After about a week in Thailand, I received news from home that my only grandpa passed away.  Once I called home, gathered all the details, and processed what happened, I realized I had a decision to make.  Do I go home for the funeral?  This wasn’t an immediate yes or no decision for me.  Being on the Race you consider the what if’s of life in the States, particularly what happens if someone passes away while you’re gone.  Before this moment, I had always said that I would, without question, go home if my grandma passed away, but if my grandpa died, I didn’t think I would – not because I love him any less, but it’s just different.  Upon getting the news about my grandpa, my thoughts instantly changed.  It hit me harder than I’d ever imagined, and I knew I’d regret missing the funeral and spending that time with my grandma.  How could I not go home for the funeral and for my family? 

But at the same time, God called me to the mission field, and I need to trust that He’ll look after my family.  Luke 9:59-60: He said to another person, “Come, follow me.”  The man agreed, but he said, “Lord, first let me return home and bury my father.”  But Jesus told him, “Let the spiritually dead bury their own dead!  Your duty is to go and preach about the Kingdom of God.”  Verse 61 and 62 go on to show that we are not put our love for our family before our calling to Jesus.  Considering all that, how could I go leave the field and go home? 

So now you see my dilemma.  My friends and teammates all supported the idea of me going home, but I just wasn’t sure what I was supposed to do.  I went to God with it and asked him to make it clear to me.  Moments later, I found two good friends (both very much like mentors to me) online.  Coincidence?  Of course, not.  After explaining my predicament to them, they both said nearly the same thing to me …. literally, nearly the same exact thing.  They told me that God would use me more that week in America than He would in Thailand.  I knew that God was using both of them to speak to me, so without hesitation, I booked a flight home.

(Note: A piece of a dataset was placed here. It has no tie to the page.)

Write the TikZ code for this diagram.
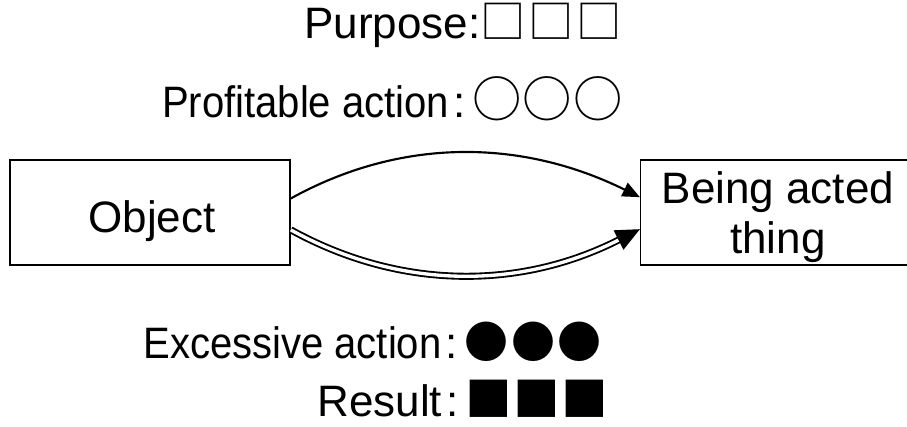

The unequivocal next question asked has been, how was it being home?  I repeatedly said it then and will say the same now, it was weird.  Yep, weird.  I felt like an outsider in my own life.  Out on the Race, we think about home and idealize being back there.  Nearly all of us have said one time or another, “If only I could teleport home for just a few days.”  Because, of course, there’s no place like home.  Right?  Well, I hate to break the news to all Racers out there, but being home is nothing like you imagine.  Yes, your family is there.  Your friends are there.  Your bed is there (unless you’re me, and it’s not because you sold it).  Yes, everything you left is still there, but it’s all different.  And even more, you are different – so very much different.  So your friends are different and you are different …. could it really be anything other than weird??

In addition to feeling like a visitor in my own life, I totally abandoned the way of life I had become accustomed to on the Race.  Daily time in the Bible?  Nope.  Spending time in prayer with Jesus?  Nope.  Praying for others in the moment?  Nope.  Obeying God without hesitation?  Nope.  So here I was at home where I felt so different but at the same time felt so unlike I did on the Race.   I was in limbo.  Not who I was when I left but not who I am on the Race.  As much as I loved being with my family and friends, I was ready to escape “real life” and return to the Race.  Life on the Race is God-centered, and life at home is not so much.  It’s more me-centered.  Experiencing that time at home allowed me to realize how hard it’s going to be to readjust to real life.  I’m going to have to be very intentional about having a Christ-centered life.  I don’t want to lose who I’ve become out here only because it’s harder at home or because I’m worried people won’t accept the new me. 

I don’t want you to read this and get the impression that my time at home wasn’t good because it was.  It totally was.  God sent me home with a to-do list, a list of uncomfortable, awkward conversations to have with particular people.  In that sense, I was obedient.  I had those talks, and while they maybe didn’t go as I had hoped, I know seeds have been planted.  God will water them accordingly.  I can’t focus on anything other than that.  I did what He asked and that’s all He expects of me.

With all that said, I'm still excited to be returning home in a few months.  My time at home may have felt awkward due to the fact that it wasn't my time to be home just yet.  God still has plans for me out here, and I'm sure he'll use the rest of my time in the field to prepare me for life back in the States.